Upload to Canvas a PDF of your work for the following problems.

Assignment: due Monday, 11:59 pm

  1. Consider an equation of a real elliptic curve with an \(x^2\) term: \(y^2 = x^3 + ax^2 + bx + c\). Substitute \(x = u - a/3\) and simplify to show that the resulting equation has no \(u^2\) term. (This exercise proves that the \(x^2\) term can be eliminated via a change of variables.)

  2. Use Pollard’s \(p-1\) method to factor the number n given below. Show work. (Of course, gmp has a function called factorize, but beware of using this function so close to Halloween.)

library(gmp)
n <- as.bigz("32815976131045173956403096853277193054971618642813813139023877173")
  1. Let \(E\) be the group defined by the elliptic curve \(y^2 = x^3 -3x + 3\) modulo 7.
    1. List all the points in \(E\).
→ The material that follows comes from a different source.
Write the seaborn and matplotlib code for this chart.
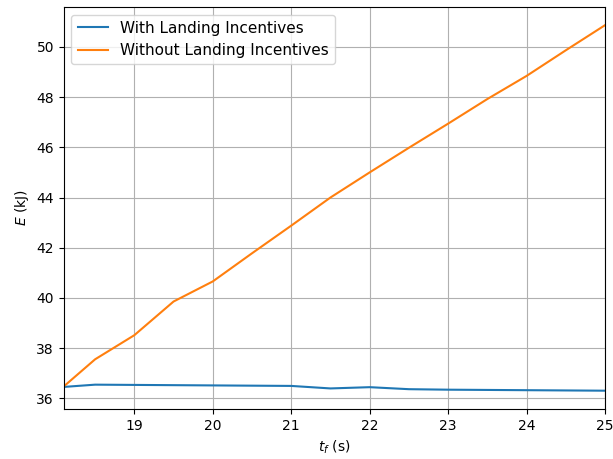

Explain how you know you have found all the points.
    2. Show that the number of points in \(E\) satisfies Hasse’s Theorem.
  2. Let \(E\) be the group defined by the elliptic curve \(y^2 = x^3 - x\) modulo 71. Determine how many points \(E\) contains. (You don’t need to find them all; just determine how many there are.) Show your calculations. Hint: Since \(71 \bmod 4 = 3\), you can use the theorem on square roots to find all of the values of \(x^3-x\) that have square roots.